Elevation from Binary to Ternary Resistive Switching Behaviors by Graphitizing Transformation from Nanodiamond to Onion-like Carbon in Their Chitosan Composites

The development of green high-density memristors is urgent for the coming big-data era. In this work, the graphitization degree of the nanodiamond (ND) was modulated by thermal annealing at different temperatures. Consequently, the graphitizing transformation from the ND structure to partial onion-like carbon (OLC-1) and complete OLC-2 was achieved, which has been validated by increased sp²/sp³ ratios and carbonyl contents. Furthermore, these carbon materials were encapsulated into chitosan (CS) to prepare ND or OLCs@CS biocomposites, which were further fabricated as memory devices.

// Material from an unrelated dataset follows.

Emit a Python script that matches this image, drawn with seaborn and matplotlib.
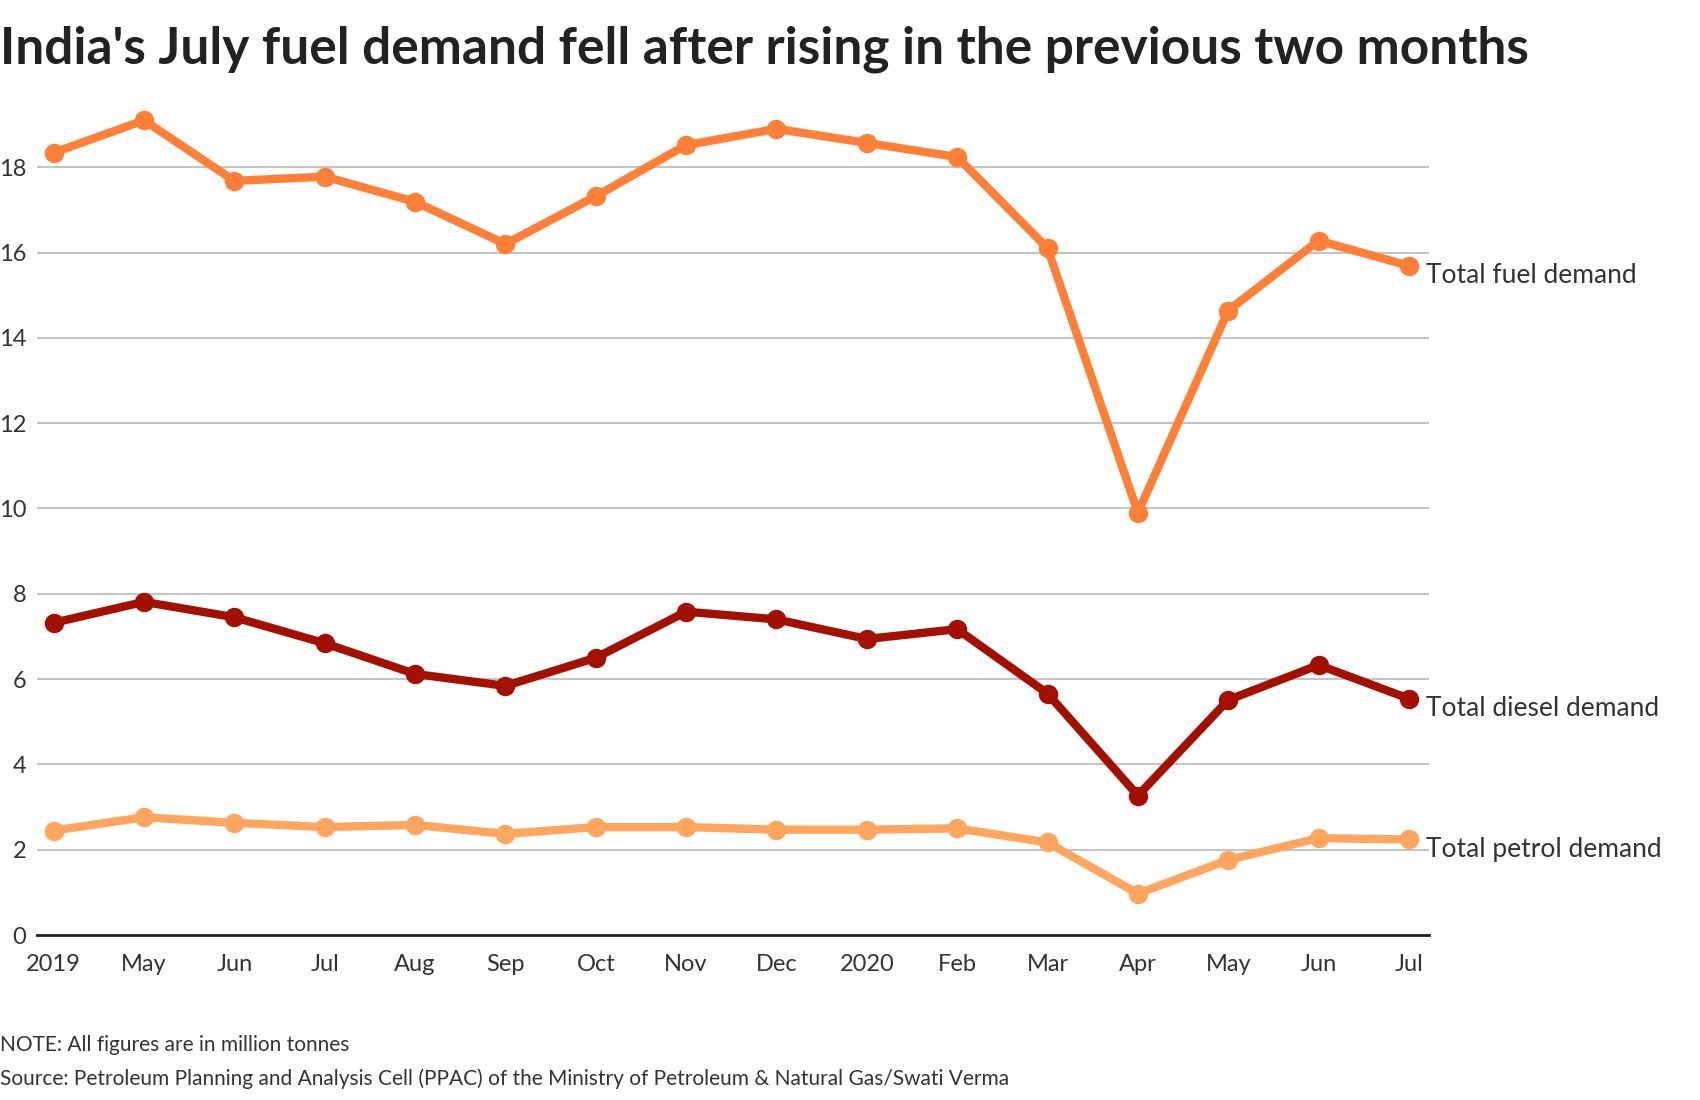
import pandas as pd
import seaborn as sns
import matplotlib.pyplot as plt

# Monthly demand, April 2019 to July 2020 (million tonnes)
months = ["2019", "May", "Jun", "Jul", "Aug", "Sep", "Oct", "Nov", "Dec",
          "2020", "Feb", "Mar", "Apr", "May", "Jun", "Jul"]
fuel = [18.34, 19.10, 17.68, 17.78, 17.19, 16.20, 17.32, 18.52, 18.90,
        18.57, 18.24, 16.10, 9.90, 14.64, 16.28, 15.69]
diesel = [7.32, 7.81, 7.45, 6.84, 6.12, 5.84, 6.50, 7.58, 7.40,
          6.94, 7.17, 5.66, 3.27, 5.51, 6.33, 5.54]
petrol = [2.45, 2.76, 2.63, 2.53, 2.58, 2.37, 2.53, 2.53, 2.47,
          2.47, 2.50, 2.17, 0.97, 1.76, 2.27, 2.24]

series_names = ["Total fuel demand", "Total diesel demand", "Total petrol demand"]
colors = ["#FF7F37", "#A31000", "#FFA55E"]

# Build long table for seaborn
frames = []
for name, vals in zip(series_names, [fuel, diesel, petrol]):
    frames.append(pd.DataFrame({"idx": range(len(months)), "value": vals, "series": name}))
df = pd.concat(frames, ignore_index=True)

sns.set_style("white")
plt.rcParams['font.family'] = ['Lato', 'DejaVu Sans']

fig = plt.figure(figsize=(17, 11), dpi=100)
ax = fig.add_axes([0.022, 0.15, 0.8185, 0.76])

sns.lineplot(data=df, x="idx", y="value", hue="series", hue_order=series_names,
             palette=colors, marker="o", markersize=14, markeredgewidth=0,
             linewidth=6, legend=False, ax=ax, zorder=3)

ax.set_xlim(-0.18, 15.22)
ax.set_ylim(0, 19.6)
ax.set_yticks(range(0, 20, 2))
ax.set_xticks(range(len(months)))
ax.set_xticklabels(months)
ax.set_xlabel("")
ax.set_ylabel("")

ax.grid(axis="y", color="#C4C4C4", linewidth=1.5, zorder=0)
ax.grid(axis="x", visible=False)
for s in ["top", "right", "left"]:
    ax.spines[s].set_visible(False)
ax.spines["bottom"].set_color("#222222")
ax.spines["bottom"].set_linewidth(2)

ax.tick_params(axis="both", length=0, labelsize=17, colors="#333333")
ax.tick_params(axis="x", pad=14)
ax.tick_params(axis="y", pad=8)

# direct labels at the end of each line
for name, vals in zip(series_names, [fuel, diesel, petrol]):
    ax.annotate(name, xy=(len(months) - 1, vals[-1]), xytext=(12, -7),
                textcoords="offset points", va="center", ha="left",
                fontsize=19, color="#333333", annotation_clip=False)

fig.text(0.0, 0.955, "India's July fuel demand fell after rising in the previous two months",
         fontsize=37, fontweight="bold", color="#222222", va="center", ha="left")

fig.text(0.0, 0.05, "NOTE: All figures are in million tonnes",
         fontsize=15, color="#333333", va="center")
fig.text(0.0, 0.019,
         "Source: Petroleum Planning and Analysis Cell (PPAC) of the Ministry of Petroleum & Natural Gas/Swati Verma",
         fontsize=15, color="#333333", va="center")

fig.savefig("out.png", dpi=100, facecolor="white")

For ND-based memristors, only binary resistive switching (RS) behavior was detected, and the doping amount of 16% OLC-1 into CS resulted in ternary RS performance (ON1/OFF ratio of 3.12 × 10⁴, ON2/OFF ratio of 1.38 × 10⁶, and V_Set1 and V_Set2 of 0.89 and 1.58 V, respectively). Comparably, for OLC-2, only a 4% doping concentration presented excellent ternary RS performance, and the optimal RS parameters were achieved at a doping concentration of 12% (ON1/OFF ratio of 4.20 × 10⁴, ON2/OFF ratio of 2.46 × 10⁶, V_Set1 and V_Set2 of 0.70 and 1.97 V, respectively, and ternary yield of 62%). RS mechanisms have been explained as follows. In OLC-2, the disappearance of hydroxyl/carboxyl and the higher carbonyl content rendered weaker O–H···O═C hydrogen bonds, which facilitated the trap filling limiting (TFL) process. The larger conjugated degree of quasi-spherical graphitic layers enhanced the charge trapping capacity in the space charge limiting conduction (SCLC) process. The modulation rules of carbon materials will provide a theoretical guide for the construction of new green high-density memristors.